The role of daily limits
Despite (and in part because of) the conclusions of this research, I still feel that daily screen time limits are a much needed tool in the parenting arsenal. The building of a strong digital skill set in our kids is important. But it’s also important that they find time for physical activity, real life socialisation and appropriate amounts of sleep. 7 in 10 young people claim to have missed out on sleep due to internet usage. The majority of them also noted that this affected their school work. Setting daily usage limits on screen time (as well as scheduled bedtimes etc.) can help them achieve an appropriate balance.
Parental controls always need to be used intentionally. What do I mean by that? They need to be part of a wider strategy for growing resilient kids, not a reactive punishment or a means of manipulation.
Yes, kids need to develop mechanisms for handling online challenges on their own. But that doesn’t have to mean allowing them unfettered access to whatever they want, whenever they want. This is not a new parenting problem; there has always been a debate over the appropriate balance between protecting our kids and allowing them to make their own mistakes. The right answer for your family will depend in part on your own parenting style and beliefs and in part on the maturity and resilience of your kids.

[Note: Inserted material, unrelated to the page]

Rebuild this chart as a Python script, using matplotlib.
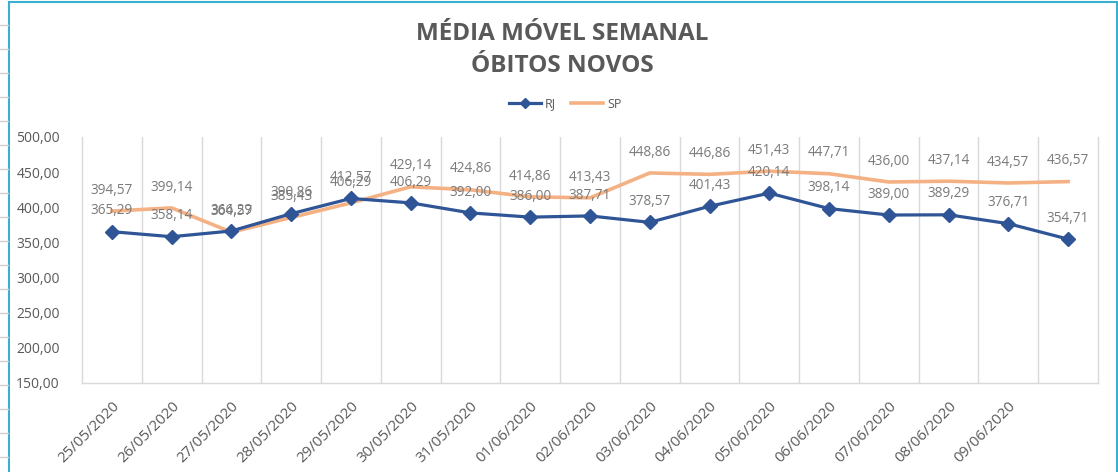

Of course, we know that once they reach adulthood (or more likely their later teenage years), parental controls will cease to be an option. We need to make sure that before that point they are ready to meet the challenges of the digital world head on. At Kidslox, we see that for many families (including our own) that involves setting boundaries on our kids technology use. These are then gradually revised and removed as our children grow in maturity and technological and social prowess.